17th Data Science seminar: Nils Witt (Leibniz Information Centre for Economics) - Collection-Document Summaries - Or How To Quickly Assess Whether You Should Read This Paper

Title: Collection-Document Summaries - Or How To Quickly Assess Whether You Should Read This Paper

Abstract: 

When researcher use a search engine to look for literature, typically the search engine does not take into account the knowledge (or the lack thereof) of the researcher. The rank of the documents in the result list is determined by how well that document matches the search query. We mitigate this one-size-fits-all problem by determining the concepts in documents and classifying them as either familiar or new.

We solve this problem by simplifying and reformulating it, such that it can be solved with a neural network that learns to associate sentences with keywords. We use keywords as proxies for concepts because of their conciseness and their presence in many large scale datasets.
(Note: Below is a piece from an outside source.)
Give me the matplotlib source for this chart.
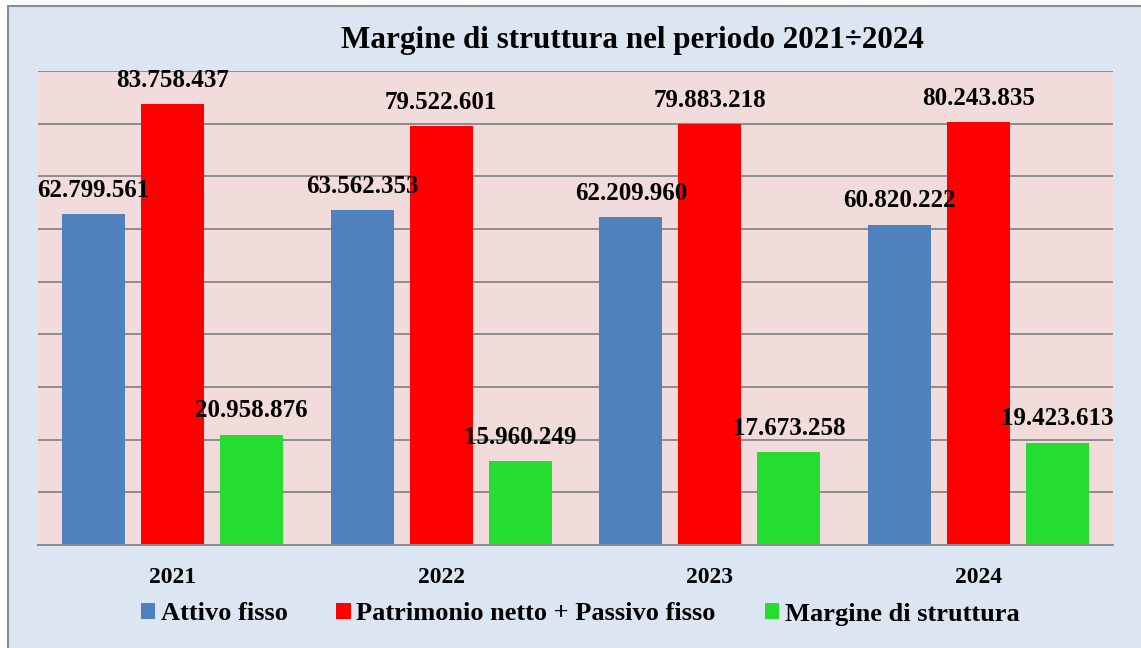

Our results suggest that our model is capable of predicting from which document a keyword originated. We achieved a F1-score of 65% for collections and documents with a high topical overlap and 78% for randomly assembled collections and documents at a collection size of 10 in both cases. The F1-score of 76% shows that the model is also capable of detecting common keywords between two documents.

Our model is capable of judging how well-suited a keyword is with respect to a text. This allows its application beyond the scope of this research.